→ **Problem details**
For this exercise, repeat all of the material verbatim apart from its images.

→ **Information provided**
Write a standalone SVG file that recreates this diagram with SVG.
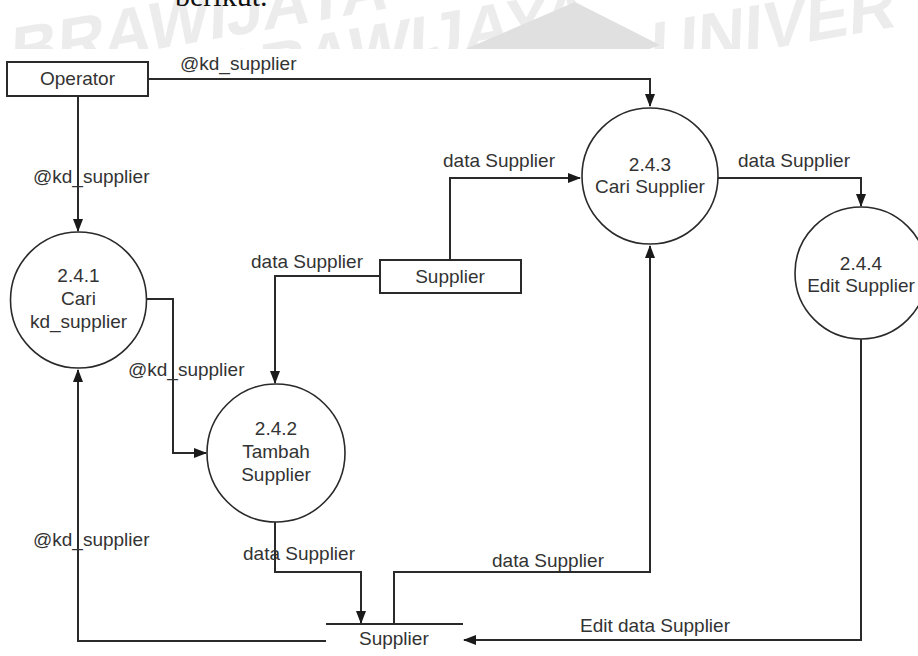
<svg xmlns="http://www.w3.org/2000/svg" width="918" height="656" viewBox="0 0 918 656">
<defs>
<style>
.lbl{font-family:"Liberation Sans",Arial,sans-serif;font-size:19px;fill:#333}
.mid{text-anchor:middle}
.ln{fill:none;stroke:#2a2a2a;stroke-width:2}
.box{fill:#fff;stroke:#2a2a2a;stroke-width:2}
.proc{fill:#fff;stroke:#2a2a2a;stroke-width:1.6}
.wm{font-family:"Liberation Sans",Arial,sans-serif;font-weight:bold;font-size:66px;fill:#ececec}
</style>
<marker id="arr" markerUnits="userSpaceOnUse" markerWidth="13" markerHeight="12" viewBox="0 0 13 12" refX="12" refY="6" orient="auto">
<path d="M0,1 L13,6 L0,11 Z" fill="#1a1a1a"/>
</marker>
<clipPath id="wmclip"><path d="M0,0 H918 V49 H7 V656 H0 Z"/></clipPath>
</defs>
<rect width="918" height="656" fill="#fff"/>
<g id="watermark" clip-path="url(#wmclip)">
<text class="wm" transform="translate(10,75) rotate(-10) skewX(-12)">BRAWIJAYA</text>
<text class="wm" transform="translate(210,100) rotate(-10) skewX(-12)">BRAWIJAYA</text>
<text class="wm" transform="translate(650,70) rotate(-10) skewX(-12)">UNIVER</text>
<path d="M440,60 L575,2 L660,45 L620,60 Z" fill="#e0e0e0"/>
<text x="-30" y="400" class="wm" transform="rotate(-90 -30 400)">UNIVERSITAS</text>
</g>
<text x="175" y="6" style="font-family:'Liberation Serif','Times New Roman',serif;font-size:30px;fill:#111">berikut.</text>

<g id="connectors">
<path class="ln" d="M148,79 H650 V106" marker-end="url(#arr)"/>
<path class="ln" d="M78,96 V231" marker-end="url(#arr)"/>
<path class="ln" d="M147,299 H173 V453 H206" marker-end="url(#arr)"/>
<path class="ln" d="M380,276 H275 V383" marker-end="url(#arr)"/>
<path class="ln" d="M450,260 V178 H580" marker-end="url(#arr)"/>
<path class="ln" d="M718,178 H861 V206" marker-end="url(#arr)"/>
<path class="ln" d="M275,522 V572 H361 V623" marker-end="url(#arr)"/>
<path class="ln" d="M394,624 V572 H650 V246" marker-end="url(#arr)"/>
<path class="ln" d="M861,339 V640 H464" marker-end="url(#arr)"/>
<path class="ln" d="M326,641 H78 V370" marker-end="url(#arr)"/>
<text class="lbl" x="180" y="70">@kd_supplier</text>
<text class="lbl" x="33" y="183">@kd_supplier</text>
<text class="lbl" x="128" y="376">@kd_supplier</text>
<text class="lbl" x="33" y="546">@kd_supplier</text>
<text class="lbl" x="251" y="268">data Supplier</text>
<text class="lbl" x="443" y="167">data Supplier</text>
<text class="lbl" x="738" y="167">data Supplier</text>
<text class="lbl" x="243" y="560">data Supplier</text>
<text class="lbl" x="492" y="567">data Supplier</text>
<text class="lbl" x="580" y="632">Edit data Supplier</text>
</g>

<g id="operator">
<rect class="box" x="7" y="62" width="141" height="34"/>
<text class="lbl mid" x="77.5" y="85">Operator</text>
</g>

<g id="supplier-entity">
<rect class="box" x="380" y="260" width="141" height="33"/>
<text class="lbl mid" x="450" y="283">Supplier</text>
</g>

<g id="p241">
<circle class="proc" cx="78.5" cy="300" r="68"/>
<text class="lbl mid" x="78.5" y="282">2.4.1</text>
<text class="lbl mid" x="78.5" y="305">Cari</text>
<text class="lbl mid" x="78.5" y="328">kd_supplier</text>
</g>

<g id="p242">
<circle class="proc" cx="276" cy="453" r="69"/>
<text class="lbl mid" x="276" y="435">2.4.2</text>
<text class="lbl mid" x="276" y="458">Tambah</text>
<text class="lbl mid" x="276" y="481">Supplier</text>
</g>

<g id="p243">
<circle class="proc" cx="650" cy="176" r="68"/>
<text class="lbl mid" x="650" y="171">2.4.3</text>
<text class="lbl mid" x="650" y="193">Cari Supplier</text>
</g>

<g id="p244">
<circle class="proc" cx="861" cy="273" r="66"/>
<text class="lbl mid" x="861" y="270">2.4.4</text>
<text class="lbl mid" x="861" y="292">Edit Supplier</text>
</g>

<g id="supplier-store">
<path class="ln" d="M326,624 H463"/>
<text class="lbl" x="359" y="645">Supplier</text>
</g>
</svg>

→ **Response below**
Write a standalone SVG file that recreates this diagram with SVG.
<svg xmlns="http://www.w3.org/2000/svg" width="918" height="656" viewBox="0 0 918 656">
<defs>
<style>
.lbl{font-family:"Liberation Sans",Arial,sans-serif;font-size:19px;fill:#333}
.mid{text-anchor:middle}
.ln{fill:none;stroke:#2a2a2a;stroke-width:2}
.box{fill:#fff;stroke:#2a2a2a;stroke-width:2}
.proc{fill:#fff;stroke:#2a2a2a;stroke-width:1.6}
.wm{font-family:"Liberation Sans",Arial,sans-serif;font-weight:bold;font-size:66px;fill:#ececec}
</style>
<marker id="arr" markerUnits="userSpaceOnUse" markerWidth="13" markerHeight="12" viewBox="0 0 13 12" refX="12" refY="6" orient="auto">
<path d="M0,1 L13,6 L0,11 Z" fill="#1a1a1a"/>
</marker>
<clipPath id="wmclip"><path d="M0,0 H918 V49 H7 V656 H0 Z"/></clipPath>
</defs>
<rect width="918" height="656" fill="#fff"/>
<g id="watermark" clip-path="url(#wmclip)">
<text class="wm" transform="translate(10,75) rotate(-10) skewX(-12)">BRAWIJAYA</text>
<text class="wm" transform="translate(210,100) rotate(-10) skewX(-12)">BRAWIJAYA</text>
<text class="wm" transform="translate(650,70) rotate(-10) skewX(-12)">UNIVER</text>
<path d="M440,60 L575,2 L660,45 L620,60 Z" fill="#e0e0e0"/>
<text x="-30" y="400" class="wm" transform="rotate(-90 -30 400)">UNIVERSITAS</text>
</g>
<text x="175" y="6" style="font-family:'Liberation Serif','Times New Roman',serif;font-size:30px;fill:#111">berikut.</text>

<g id="connectors">
<path class="ln" d="M148,79 H650 V106" marker-end="url(#arr)"/>
<path class="ln" d="M78,96 V231" marker-end="url(#arr)"/>
<path class="ln" d="M147,299 H173 V453 H206" marker-end="url(#arr)"/>
<path class="ln" d="M380,276 H275 V383" marker-end="url(#arr)"/>
<path class="ln" d="M450,260 V178 H580" marker-end="url(#arr)"/>
<path class="ln" d="M718,178 H861 V206" marker-end="url(#arr)"/>
<path class="ln" d="M275,522 V572 H361 V623" marker-end="url(#arr)"/>
<path class="ln" d="M394,624 V572 H650 V246" marker-end="url(#arr)"/>
<path class="ln" d="M861,339 V640 H464" marker-end="url(#arr)"/>
<path class="ln" d="M326,641 H78 V370" marker-end="url(#arr)"/>
<text class="lbl" x="180" y="70">@kd_supplier</text>
<text class="lbl" x="33" y="183">@kd_supplier</text>
<text class="lbl" x="128" y="376">@kd_supplier</text>
<text class="lbl" x="33" y="546">@kd_supplier</text>
<text class="lbl" x="251" y="268">data Supplier</text>
<text class="lbl" x="443" y="167">data Supplier</text>
<text class="lbl" x="738" y="167">data Supplier</text>
<text class="lbl" x="243" y="560">data Supplier</text>
<text class="lbl" x="492" y="567">data Supplier</text>
<text class="lbl" x="580" y="632">Edit data Supplier</text>
</g>

<g id="operator">
<rect class="box" x="7" y="62" width="141" height="34"/>
<text class="lbl mid" x="77.5" y="85">Operator</text>
</g>

<g id="supplier-entity">
<rect class="box" x="380" y="260" width="141" height="33"/>
<text class="lbl mid" x="450" y="283">Supplier</text>
</g>

<g id="p241">
<circle class="proc" cx="78.5" cy="300" r="68"/>
<text class="lbl mid" x="78.5" y="282">2.4.1</text>
<text class="lbl mid" x="78.5" y="305">Cari</text>
<text class="lbl mid" x="78.5" y="328">kd_supplier</text>
</g>

<g id="p242">
<circle class="proc" cx="276" cy="453" r="69"/>
<text class="lbl mid" x="276" y="435">2.4.2</text>
<text class="lbl mid" x="276" y="458">Tambah</text>
<text class="lbl mid" x="276" y="481">Supplier</text>
</g>

<g id="p243">
<circle class="proc" cx="650" cy="176" r="68"/>
<text class="lbl mid" x="650" y="171">2.4.3</text>
<text class="lbl mid" x="650" y="193">Cari Supplier</text>
</g>

<g id="p244">
<circle class="proc" cx="861" cy="273" r="66"/>
<text class="lbl mid" x="861" y="270">2.4.4</text>
<text class="lbl mid" x="861" y="292">Edit Supplier</text>
</g>

<g id="supplier-store">
<path class="ln" d="M326,624 H463"/>
<text class="lbl" x="359" y="645">Supplier</text>
</g>
</svg>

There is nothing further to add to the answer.